Fena etmek deyiminin anlamı
* Kötü bir duruma getirmek.
* Yanlış ya da hatalı bir şey yapmak.
* Kötü duruma düşürmek, işini bozmak, zor durumda bırakmak, dövmek.
* Bir insanın başka bir insana karşı öfke ve kin duyarak o insana fiziksel zarar vermek istemesi üzerine ona saldırması durumunun sonucu.
Örnek: Biraz daha konuşursan seni fena edeceğim.
Fenalık geçirmek deyiminin anlamı
* Çok sinirlenmek.
* Hastalık krizi geçirmek, bayılır gibi olmak.
* Bir insanın içinde bulunduğu olumsuz durumdan dolayı kendisini kötü hissederek bayılması, fiziksel olarak bitkin düşmesi.
* Sağlığı bozulmak, bayılmak.
Örnek: Yazar, bu yönteme göre yetiştirdiği çocukları bir tahta perdenin deliğinden sirk gösterilerini izlerken yakalayınca neredeyse fenalık geçirmiştir.
Örnek 2: Yılbaşı gecesinde fenalık geçirmiş Mihriban yenge.
Üstüne fenalık gelmek deyiminin anlamı
Çok sıkılmak, aşırı ölçüde bunalmak.
Örnek: Bütün kan başıma çıktı, üstüme bir fenalık gelir gibiydi. (M. Ş. Esendal)
Fena gözle bakmak deyiminin anlamı
Kötü niyetini anlatır biçimde bakmak.
Örnek: Yanında çalışana pek güvenme, fena gözle bakıyor gibi geldi bana.
Fenasına gitmek deyiminin anlamı
Üzülmek, gücenmek, kırılmak, sinirlenmek.
Örnek: Yaptığın şaka fenasına gitmiş, sana çok kırgın.
Fena olmak deyiminin anlamı
* Çok üzülmek, çok sarsılmak.
* Hasta gibi olmak, fenalaşmak.
* Kötüleşmek.
Örnek: Kazada hayatını kaybettiğini duyunca fena oldum.
Örnek 2: Ay ben fena oluyorum!
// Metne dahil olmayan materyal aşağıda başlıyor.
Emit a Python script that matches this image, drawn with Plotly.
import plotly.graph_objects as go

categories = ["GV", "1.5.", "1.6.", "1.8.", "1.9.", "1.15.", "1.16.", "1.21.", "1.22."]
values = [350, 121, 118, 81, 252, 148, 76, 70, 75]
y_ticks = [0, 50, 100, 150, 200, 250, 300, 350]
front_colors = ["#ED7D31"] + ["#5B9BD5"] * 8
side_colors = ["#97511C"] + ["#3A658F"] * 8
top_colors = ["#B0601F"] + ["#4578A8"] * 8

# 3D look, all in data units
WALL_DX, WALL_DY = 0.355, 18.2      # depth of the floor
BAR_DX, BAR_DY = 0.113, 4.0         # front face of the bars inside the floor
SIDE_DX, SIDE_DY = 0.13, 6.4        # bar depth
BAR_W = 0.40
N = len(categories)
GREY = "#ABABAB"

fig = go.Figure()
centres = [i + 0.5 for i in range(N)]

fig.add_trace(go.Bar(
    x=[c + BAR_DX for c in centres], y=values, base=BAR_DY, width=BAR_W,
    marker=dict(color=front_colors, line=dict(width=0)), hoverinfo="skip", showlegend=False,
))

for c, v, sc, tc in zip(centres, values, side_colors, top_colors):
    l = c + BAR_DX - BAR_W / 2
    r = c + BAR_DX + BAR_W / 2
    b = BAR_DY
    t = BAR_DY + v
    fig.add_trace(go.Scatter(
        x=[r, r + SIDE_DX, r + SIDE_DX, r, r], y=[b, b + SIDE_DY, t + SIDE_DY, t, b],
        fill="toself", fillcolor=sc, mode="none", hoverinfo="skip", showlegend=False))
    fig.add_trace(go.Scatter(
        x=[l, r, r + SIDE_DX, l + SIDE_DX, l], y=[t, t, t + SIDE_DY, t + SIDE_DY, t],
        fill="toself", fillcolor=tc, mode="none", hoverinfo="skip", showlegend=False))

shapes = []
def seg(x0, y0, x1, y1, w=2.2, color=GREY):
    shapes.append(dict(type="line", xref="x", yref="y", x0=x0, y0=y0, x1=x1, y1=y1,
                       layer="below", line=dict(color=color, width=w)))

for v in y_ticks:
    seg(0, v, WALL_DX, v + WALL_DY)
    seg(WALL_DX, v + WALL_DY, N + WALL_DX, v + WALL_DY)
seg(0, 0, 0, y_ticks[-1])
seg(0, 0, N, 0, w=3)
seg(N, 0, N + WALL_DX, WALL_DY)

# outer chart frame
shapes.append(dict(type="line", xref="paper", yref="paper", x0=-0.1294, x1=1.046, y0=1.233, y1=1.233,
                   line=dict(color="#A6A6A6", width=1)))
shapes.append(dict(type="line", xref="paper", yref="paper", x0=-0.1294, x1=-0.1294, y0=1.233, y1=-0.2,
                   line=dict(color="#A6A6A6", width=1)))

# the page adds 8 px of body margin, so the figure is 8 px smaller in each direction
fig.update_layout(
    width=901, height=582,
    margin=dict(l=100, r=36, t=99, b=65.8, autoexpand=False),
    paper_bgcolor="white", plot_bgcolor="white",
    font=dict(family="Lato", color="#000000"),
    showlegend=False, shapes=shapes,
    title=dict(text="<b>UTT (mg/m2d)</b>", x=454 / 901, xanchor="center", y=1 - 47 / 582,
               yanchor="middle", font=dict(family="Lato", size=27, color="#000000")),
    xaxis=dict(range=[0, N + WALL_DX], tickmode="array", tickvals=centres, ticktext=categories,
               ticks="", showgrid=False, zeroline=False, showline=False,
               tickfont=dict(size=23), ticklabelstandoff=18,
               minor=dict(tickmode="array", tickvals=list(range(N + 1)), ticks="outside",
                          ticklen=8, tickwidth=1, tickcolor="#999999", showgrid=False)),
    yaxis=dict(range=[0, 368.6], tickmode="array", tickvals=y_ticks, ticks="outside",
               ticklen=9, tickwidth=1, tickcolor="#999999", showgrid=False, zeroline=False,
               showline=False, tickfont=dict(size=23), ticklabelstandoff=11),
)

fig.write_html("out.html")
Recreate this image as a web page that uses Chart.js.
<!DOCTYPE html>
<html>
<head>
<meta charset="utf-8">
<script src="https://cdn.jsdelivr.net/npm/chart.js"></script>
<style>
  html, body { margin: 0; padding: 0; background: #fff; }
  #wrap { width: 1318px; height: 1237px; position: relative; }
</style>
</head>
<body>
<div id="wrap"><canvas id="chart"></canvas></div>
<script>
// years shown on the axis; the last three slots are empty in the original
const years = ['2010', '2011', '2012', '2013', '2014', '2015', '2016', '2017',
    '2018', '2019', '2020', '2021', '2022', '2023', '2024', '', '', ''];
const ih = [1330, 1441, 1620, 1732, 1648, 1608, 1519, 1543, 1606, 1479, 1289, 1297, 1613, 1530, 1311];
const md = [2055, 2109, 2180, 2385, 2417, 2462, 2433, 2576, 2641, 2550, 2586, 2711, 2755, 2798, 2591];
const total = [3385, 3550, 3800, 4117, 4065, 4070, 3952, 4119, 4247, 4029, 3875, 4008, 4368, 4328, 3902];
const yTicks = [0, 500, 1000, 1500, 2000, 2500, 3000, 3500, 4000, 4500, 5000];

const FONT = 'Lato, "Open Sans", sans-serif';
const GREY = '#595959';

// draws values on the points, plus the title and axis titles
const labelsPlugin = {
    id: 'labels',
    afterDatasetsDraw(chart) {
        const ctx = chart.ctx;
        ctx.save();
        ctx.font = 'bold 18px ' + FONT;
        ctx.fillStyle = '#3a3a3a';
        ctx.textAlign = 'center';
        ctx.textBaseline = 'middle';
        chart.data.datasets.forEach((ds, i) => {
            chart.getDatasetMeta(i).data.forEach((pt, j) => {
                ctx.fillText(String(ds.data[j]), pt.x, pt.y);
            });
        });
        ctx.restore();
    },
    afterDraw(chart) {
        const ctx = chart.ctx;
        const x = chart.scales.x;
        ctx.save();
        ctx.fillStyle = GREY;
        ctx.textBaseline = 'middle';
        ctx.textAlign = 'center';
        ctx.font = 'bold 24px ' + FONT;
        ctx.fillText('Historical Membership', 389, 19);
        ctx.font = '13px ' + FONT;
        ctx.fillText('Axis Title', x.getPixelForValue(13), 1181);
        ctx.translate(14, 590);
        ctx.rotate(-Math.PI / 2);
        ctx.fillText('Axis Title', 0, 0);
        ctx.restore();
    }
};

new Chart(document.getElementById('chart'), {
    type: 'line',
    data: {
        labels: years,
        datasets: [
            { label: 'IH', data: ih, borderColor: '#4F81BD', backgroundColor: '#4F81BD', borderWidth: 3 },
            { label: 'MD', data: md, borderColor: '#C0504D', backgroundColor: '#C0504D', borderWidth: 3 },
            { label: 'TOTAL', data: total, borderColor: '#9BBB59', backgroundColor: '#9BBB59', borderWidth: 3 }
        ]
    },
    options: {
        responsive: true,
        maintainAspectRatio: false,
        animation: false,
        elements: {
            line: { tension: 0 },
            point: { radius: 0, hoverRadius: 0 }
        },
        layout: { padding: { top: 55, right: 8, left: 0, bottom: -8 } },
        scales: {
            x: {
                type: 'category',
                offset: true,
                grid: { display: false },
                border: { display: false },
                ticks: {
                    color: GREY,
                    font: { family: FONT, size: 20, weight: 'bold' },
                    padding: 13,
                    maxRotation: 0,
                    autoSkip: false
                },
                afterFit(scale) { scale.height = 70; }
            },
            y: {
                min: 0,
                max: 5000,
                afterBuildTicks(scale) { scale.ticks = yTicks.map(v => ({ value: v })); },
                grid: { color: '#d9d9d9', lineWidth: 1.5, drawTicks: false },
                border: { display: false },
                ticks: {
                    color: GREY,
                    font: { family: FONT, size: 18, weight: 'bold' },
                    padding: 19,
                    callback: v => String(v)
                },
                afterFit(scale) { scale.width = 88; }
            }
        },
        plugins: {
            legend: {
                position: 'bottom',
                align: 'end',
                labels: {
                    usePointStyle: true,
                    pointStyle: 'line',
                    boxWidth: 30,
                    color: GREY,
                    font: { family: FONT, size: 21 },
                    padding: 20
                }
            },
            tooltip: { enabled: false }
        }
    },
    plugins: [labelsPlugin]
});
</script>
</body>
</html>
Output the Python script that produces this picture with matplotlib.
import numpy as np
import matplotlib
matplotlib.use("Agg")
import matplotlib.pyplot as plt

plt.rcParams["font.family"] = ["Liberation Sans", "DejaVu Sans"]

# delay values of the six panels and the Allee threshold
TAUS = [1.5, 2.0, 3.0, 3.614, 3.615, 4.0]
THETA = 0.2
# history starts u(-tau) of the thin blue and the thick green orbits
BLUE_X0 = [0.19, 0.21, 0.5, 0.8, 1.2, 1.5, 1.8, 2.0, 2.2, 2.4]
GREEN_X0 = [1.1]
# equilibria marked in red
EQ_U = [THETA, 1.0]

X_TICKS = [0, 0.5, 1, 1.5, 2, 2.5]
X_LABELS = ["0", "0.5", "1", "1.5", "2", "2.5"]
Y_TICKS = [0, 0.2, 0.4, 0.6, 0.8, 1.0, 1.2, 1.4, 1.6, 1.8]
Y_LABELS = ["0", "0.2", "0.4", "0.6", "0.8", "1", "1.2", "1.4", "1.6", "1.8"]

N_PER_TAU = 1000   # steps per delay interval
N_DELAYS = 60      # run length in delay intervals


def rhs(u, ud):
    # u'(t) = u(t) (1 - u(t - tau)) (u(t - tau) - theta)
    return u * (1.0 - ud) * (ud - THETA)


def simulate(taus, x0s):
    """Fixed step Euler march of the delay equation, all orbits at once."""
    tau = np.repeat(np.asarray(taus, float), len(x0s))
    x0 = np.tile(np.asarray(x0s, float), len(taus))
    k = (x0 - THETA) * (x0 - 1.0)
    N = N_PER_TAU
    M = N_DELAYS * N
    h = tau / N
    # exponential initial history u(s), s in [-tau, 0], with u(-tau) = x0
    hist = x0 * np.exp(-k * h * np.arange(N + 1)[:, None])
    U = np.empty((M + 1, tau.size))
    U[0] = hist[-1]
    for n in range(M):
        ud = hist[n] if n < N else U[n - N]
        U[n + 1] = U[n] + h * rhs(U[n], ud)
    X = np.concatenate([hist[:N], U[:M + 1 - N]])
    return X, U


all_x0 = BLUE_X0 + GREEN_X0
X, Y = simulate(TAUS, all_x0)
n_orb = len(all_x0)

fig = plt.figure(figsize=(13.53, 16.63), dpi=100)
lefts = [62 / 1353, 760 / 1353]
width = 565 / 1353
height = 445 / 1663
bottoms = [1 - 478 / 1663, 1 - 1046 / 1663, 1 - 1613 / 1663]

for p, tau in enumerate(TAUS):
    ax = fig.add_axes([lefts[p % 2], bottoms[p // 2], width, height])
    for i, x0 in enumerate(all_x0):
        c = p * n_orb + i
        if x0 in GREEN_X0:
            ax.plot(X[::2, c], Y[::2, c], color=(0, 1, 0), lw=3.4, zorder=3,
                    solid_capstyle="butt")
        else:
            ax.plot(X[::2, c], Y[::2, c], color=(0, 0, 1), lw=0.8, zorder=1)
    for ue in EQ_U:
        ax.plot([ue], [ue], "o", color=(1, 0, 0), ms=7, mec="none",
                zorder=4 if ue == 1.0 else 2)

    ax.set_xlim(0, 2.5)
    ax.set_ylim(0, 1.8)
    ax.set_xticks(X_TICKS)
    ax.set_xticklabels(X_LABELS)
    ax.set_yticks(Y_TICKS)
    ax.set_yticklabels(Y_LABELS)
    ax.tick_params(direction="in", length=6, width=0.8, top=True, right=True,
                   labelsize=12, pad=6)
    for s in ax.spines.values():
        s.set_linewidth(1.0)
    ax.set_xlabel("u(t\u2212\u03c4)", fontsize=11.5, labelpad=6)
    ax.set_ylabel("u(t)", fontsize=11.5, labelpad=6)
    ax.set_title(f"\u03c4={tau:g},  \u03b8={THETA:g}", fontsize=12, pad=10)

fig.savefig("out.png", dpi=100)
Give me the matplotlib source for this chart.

Bir bardak su versene tatlım.
Örnek 3: Çocuğun okulu değişince, dersleri daha fena oldu.
Fenalık etmek deyiminin anlamı
Kötülük etmek, kötülükte bulunmak.
Örnek: O arkadaşını pek gözüm tutmadı, sana fenalık etmesin.
Örnek 2: Fenalık etmek istese, ilk fırsatta ederdi.
Fenalık gelmek deyiminin anlamı
Kendini bilmeyecek veya bayılacak bir duruma gelmek.
Örnek: Kaza haberini alınca fenalık geldi, doktorlar müdahale etti.
Örnek 2: Bu çocuğun yaptıkları yüzünden, bana fenalık geliyor.
Fenaya sarmak deyiminin anlamı
İş veya durum kötüye gitmek.
Örnek: Hakkındaki düşüncelerim değişmedi, hatta daha fenaya sarıyor.
Örnek 2: Bakalım asıl suçlular kim, bu iş giderek fenaya sarıyor.
Fena kalpli deyiminin anlamı
Herkesin kötülüğünü isteyen.
Fena yapmak deyiminin anlamı
Kötü ve sıkıntılı bir duruma düşürmek.
Örnek: Odasını dağınık bırakıp gitmiş, akşam gelsin onu fena yapacağım.
Fena hâlde deyiminin anlamı
Aşırı ölçüde, son derece, adamakıllı.
Örnek: Sabahtan beri yoldayız, fena hâlde yoruldum.
Fenaya çekmek deyiminin anlamı
Söylene bir söze kötü anlam vermek.
Örnek: Ben senin iyiliğin için konuşuyorum, söylediklerimi fenaya çekmene gerek yok.
Fena yerine vurmak deyiminin anlamı
Tehlike yaratabilecek bir yerine vurmak.
Örnek: Fena yerine vurunca, sakat kalacak diye korktuk.
Fena bulmak deyiminin anlamı
Yok olmak.
Fenalık çökmek deyiminin anlamı
Kendini bilmeyecek veya bayılacak bir duruma gelmek.
Örnek: Kaza haberini alınca fenalık çöktü, doktorlar müdahale etti.
Örnek 2: Bu çocuğun yaptıkları yüzünden, üstüme fenalık çöküyor.